Suppose user A encrypts some data using his public key and stores the data publicly. Later user A would like to transfer that same data to user B publicly by encrypting it using user B's public key.

What is the best way to verify that the same data was transferred to user B without knowing the data, user A, and user B's private keys?
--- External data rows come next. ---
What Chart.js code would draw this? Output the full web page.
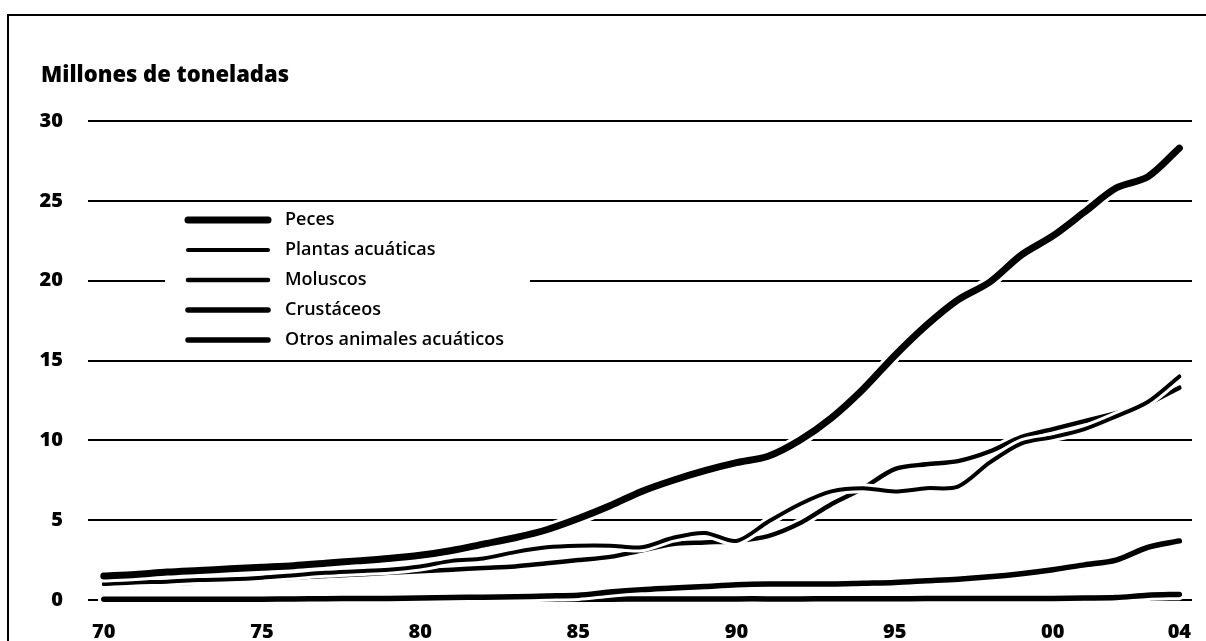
<!DOCTYPE html>
<html>
<head>
<meta charset="utf-8">
<script src="https://cdn.jsdelivr.net/npm/chart.js@4.4.1/dist/chart.umd.min.js"></script>
<style>
  html, body { margin: 0; padding: 0; background: #fff; }
  #wrap { width: 1206px; height: 641px; position: relative; }
</style>
</head>
<body>
<div id="wrap"><canvas id="grafico"></canvas></div>
<script>
const anos = [1970,1971,1972,1973,1974,1975,1976,1977,1978,1979,
              1980,1981,1982,1983,1984,1985,1986,1987,1988,1989,
              1990,1991,1992,1993,1994,1995,1996,1997,1998,1999,
              2000,2001,2002,2003,2004];

const ticksX = [1970, 1975, 1980, 1985, 1990, 1995, 2000, 2004];
const rotulosX = ["70", "75", "80", "85", "90", "95", "00", "04"];
const ticksY = [0, 5, 10, 15, 20, 25, 30];

const titulo = "Millones de toneladas";

const peces = [1.5,1.6,1.75,1.85,1.95,2.05,2.15,2.3,2.45,2.6,
               2.8,3.1,3.5,3.9,4.4,5.1,5.9,6.8,7.5,8.1,
               8.6,9.0,10.0,11.4,13.2,15.3,17.2,18.8,19.9,21.6,
               22.8,24.3,25.8,26.5,28.3];

const plantas = [1.0,1.1,1.15,1.25,1.3,1.4,1.55,1.7,1.8,1.9,
                 2.1,2.45,2.6,3.0,3.3,3.4,3.4,3.3,3.9,4.2,
                 3.7,4.9,6.0,6.8,7.0,6.8,7.0,7.1,8.6,9.8,
                 10.2,10.7,11.5,12.4,14.0];

const moluscos = [0.9,1.0,1.05,1.1,1.2,1.3,1.4,1.5,1.6,1.7,
                  1.8,1.9,2.0,2.1,2.3,2.5,2.7,3.1,3.5,3.6,
                  3.7,4.0,4.8,6.0,7.0,8.2,8.5,8.7,9.3,10.2,
                  10.7,11.2,11.7,12.3,13.3];

const crustaceos = [0.05,0.05,0.05,0.05,0.05,0.05,0.07,0.08,0.1,0.1,
                    0.12,0.15,0.18,0.2,0.25,0.3,0.5,0.65,0.75,0.85,
                    0.95,1.0,1.0,1.0,1.05,1.1,1.2,1.3,1.45,1.65,
                    1.9,2.2,2.5,3.3,3.7];

const otros = [0.02,0.02,0.02,0.02,0.02,0.02,0.03,0.03,0.03,0.03,
               0.04,0.04,0.04,0.05,0.05,0.05,0.05,0.06,0.06,0.06,
               0.07,0.07,0.07,0.08,0.08,0.08,0.09,0.09,0.1,0.1,
               0.1,0.12,0.15,0.3,0.35];

const series = [
  { nombre: "Peces", datos: peces, grosor: 7 },
  { nombre: "Plantas acuáticas", datos: plantas, grosor: 4 },
  { nombre: "Moluscos", datos: moluscos, grosor: 4.5 },
  { nombre: "Crustáceos", datos: crustaceos, grosor: 5.5 },
  { nombre: "Otros animales acuáticos", datos: otros, grosor: 5.5 }
];

// cada linea va con un halo blanco debajo (como en el original)
const datasets = [];
series.forEach(s => {
  datasets.push({
    label: s.nombre, data: s.datos, borderColor: "#000", borderWidth: s.grosor,
    pointRadius: 0, tension: 0.3, borderCapStyle: "round", borderJoinStyle: "round", clip: false
  });
  datasets.push({
    label: "halo", data: s.datos, borderColor: "#fff", borderWidth: s.grosor + 6,
    pointRadius: 0, tension: 0.3, borderCapStyle: "round", borderJoinStyle: "round", clip: false
  });
});

const marco = {
  id: "marco",
  afterDraw(chart) {
    const ctx = chart.ctx;
    ctx.save();
    // borde
    ctx.strokeStyle = "#000";
    ctx.lineWidth = 2;
    ctx.beginPath();
    ctx.moveTo(8, 641);
    ctx.lineTo(8, 15);
    ctx.lineTo(1206, 15);
    ctx.stroke();

    // titulo
    ctx.fillStyle = "#000";
    ctx.font = "800 22px 'Open Sans'";
    ctx.textBaseline = "middle";
    ctx.textAlign = "left";
    ctx.fillText(titulo, 41, 76);

    // leyenda
    ctx.fillStyle = "#fff";
    ctx.fillRect(165, 205, 365, 150);
    ctx.lineCap = "round";
    ctx.font = "600 18px 'Open Sans'";
    chart.data.datasets.filter(d => d.label !== "halo").forEach((d, i) => {
      const y = 220 + i * 30;
      ctx.strokeStyle = "#000";
      ctx.lineWidth = d.borderWidth;
      ctx.beginPath();
      ctx.moveTo(188, y);
      ctx.lineTo(268, y);
      ctx.stroke();
      ctx.fillStyle = "#000";
      ctx.fillText(d.label, 285, y);
    });
    ctx.restore();
  }
};

new Chart(document.getElementById("grafico"), {
  type: "line",
  data: { labels: anos, datasets: datasets },
  options: {
    responsive: true,
    maintainAspectRatio: false,
    animation: false,
    layout: { padding: { top: 121, right: 14, left: 0, bottom: 0 } },
    plugins: { legend: { display: false }, tooltip: { enabled: false } },
    scales: {
      x: {
        type: "linear",
        min: 1969.5,
        max: 2004.4,
        afterBuildTicks: (scale) => { scale.ticks = ticksX.map(v => ({ value: v })); },
        afterFit: (scale) => { scale.height = 41; },
        grid: { display: false },
        border: { display: false },
        ticks: {
          padding: 12,
          color: "#000",
          font: { family: "Open Sans", weight: "800", size: 20 },
          callback: (v, i) => rotulosX[i]
        }
      },
      y: {
        min: 0,
        max: 30,
        afterBuildTicks: (scale) => { scale.ticks = ticksY.map(v => ({ value: v })); },
        afterFit: (scale) => { scale.width = 88; },
        grid: { color: "#000", lineWidth: 2, drawTicks: false },
        border: { display: false },
        ticks: {
          padding: 25,
          color: "#000",
          font: { family: "Open Sans", weight: "800", size: 20 }
        }
      }
    }
  },
  plugins: [marco]
});
</script>
</body>
</html>
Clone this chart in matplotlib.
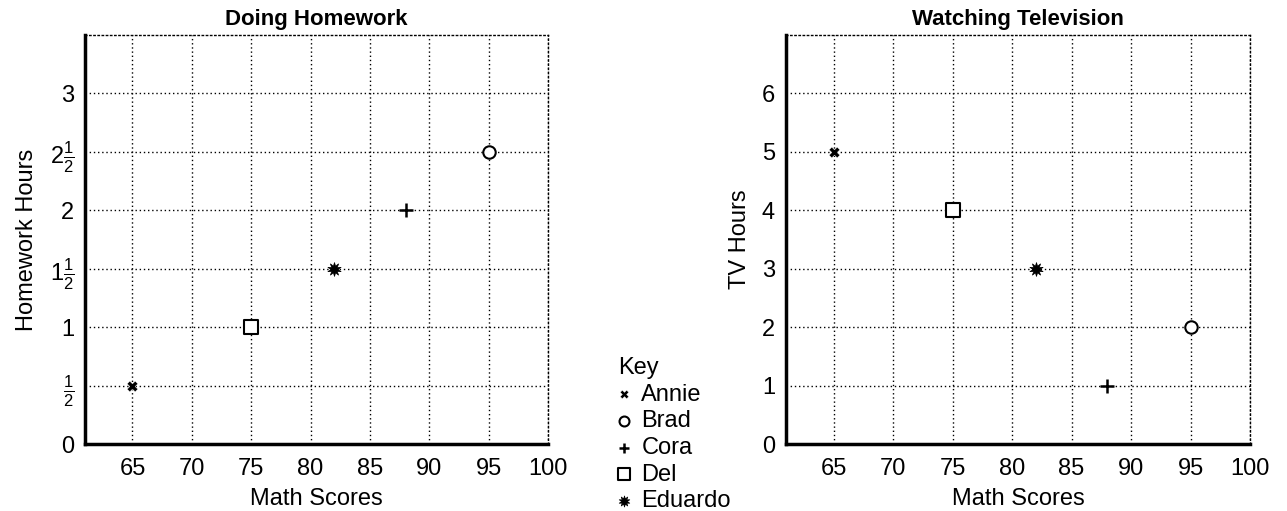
import matplotlib
matplotlib.use("Agg")
import matplotlib.pyplot as plt

plt.rcParams['font.family'] = ['Liberation Sans', 'DejaVu Sans']
plt.rcParams['mathtext.fontset'] = 'custom'
plt.rcParams['mathtext.rm'] = 'Liberation Sans'
plt.rcParams['mathtext.it'] = 'Liberation Sans'

# dados
students = ['Annie', 'Brad', 'Cora', 'Del', 'Eduardo']
math_scores = [65, 95, 88, 75, 82]
homework_hours = [0.5, 2.5, 2, 1, 1.5]
tv_hours = [5, 2, 1, 4, 3]

x_ticks = [65, 70, 75, 80, 85, 90, 95, 100]
hw_ticks = [0, 0.5, 1, 1.5, 2, 2.5, 3]
hw_labels = ['0', r'$\frac{1}{2}$', '1', r'$1\frac{1}{2}$', '2', r'$2\frac{1}{2}$', '3']
tv_ticks = [0, 1, 2, 3, 4, 5, 6]

# estilo de cada marcador
styles = {
    'Annie': dict(marker='X', s=60, c='black', edgecolors='white', linewidths=0.3),
    'Brad': dict(marker='o', s=80, facecolors='white', edgecolors='black', linewidths=1.5),
    'Cora': dict(marker='+', s=90, c='black', linewidths=1.8),
    'Del': dict(marker='s', s=110, facecolors='white', edgecolors='black', linewidths=1.5),
    'Eduardo': dict(marker=(10, 1, 0), s=100, c='black', linewidths=0.5),
}

fig = plt.figure(figsize=(12.87, 5.11), dpi=100)
ax1 = fig.add_axes([85/1287, 67/511, 463/1287, 409/511])
ax2 = fig.add_axes([786/1287, 67/511, 464/1287, 409/511])


def setup(ax, ylim, yticks, ylabels, title, ylabel):
    ax.set_xlim(61, 100)
    ax.set_ylim(*ylim)
    ax.set_xticks(x_ticks)
    ax.set_yticks(yticks)
    ax.set_yticklabels(ylabels)
    ax.tick_params(axis='x', length=0, labelsize=17, pad=10)
    ax.tick_params(axis='y', length=0, labelsize=17, pad=8)
    ax.grid(True, color='black', linestyle=(0, (1, 2)), linewidth=1)
    ax.set_axisbelow(True)
    for side in ['left', 'bottom']:
        ax.spines[side].set_linewidth(2.5)
    for side in ['top', 'right']:
        ax.spines[side].set_linestyle((0, (1, 2)))
        ax.spines[side].set_linewidth(1)
    ax.set_title(title, fontsize=16, fontweight='bold', pad=7)
    ax.set_xlabel('Math Scores', fontsize=17, labelpad=6)
    ax.set_ylabel(ylabel, fontsize=17, labelpad=8)


setup(ax1, (0, 3.5), hw_ticks, hw_labels, 'Doing Homework', 'Homework Hours')
setup(ax2, (0, 7), tv_ticks, [str(t) for t in tv_ticks], 'Watching Television', 'TV Hours')

handles = []
for i, name in enumerate(students):
    h = ax1.scatter(math_scores[i], homework_hours[i], zorder=3, label=name, **styles[name])
    ax2.scatter(math_scores[i], tv_hours[i], zorder=3, **styles[name])
    handles.append(h)

leg = fig.legend(handles, students, title='Key', loc='upper left',
                 bbox_to_anchor=(606/1287, 1 - 345/511), frameon=False,
                 fontsize=17, title_fontsize=17, alignment='left',
                 handletextpad=0.45, labelspacing=0.2, borderpad=0,
                 handlelength=0.55, markerscale=0.8)

fig.savefig('out.png', dpi=100)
• Is it homework? Commented Jun 29, 2021 at 9:21
• no, trying to figure out if this is possible at all and what I should read more about. Would like to create something of this sort on Ethereum so secret data can be transferred securely between people publicly. Commented Jun 29, 2021 at 9:23
• Question : Is it a deterministic encryption scheme? Commented Jun 29, 2021 at 9:24
• I don't know if this is possible at this point so it's too early to set any boundaries. Would be preferable if it's deterministic though. Commented Jun 29, 2021 at 9:27
• Other question : Is $A$ authorized to add new data (like ZK-proofs) to help B to make the verification? If yes what are the security constraints? Commented Jun 29, 2021 at 9:33

Zero-knowledge proof seems fit with your goal. $$A$$ has to prove that it exists $$M$$ such that $$C=Enc(M, pk_A)$$, and $$C^\prime=Enc(M, pk_B)$$. This ZKP can be done without revealing any information about the data $$M$$ (that's why we call it Zero-Knowledge). For concrete instantiation you can use El Gamal encryption, and Groth-Sahai ZK-proof techniques :
Notice that you do not need to use private key of $$B$$ to verify the equality but if it is the contact which verifies, it's probably better.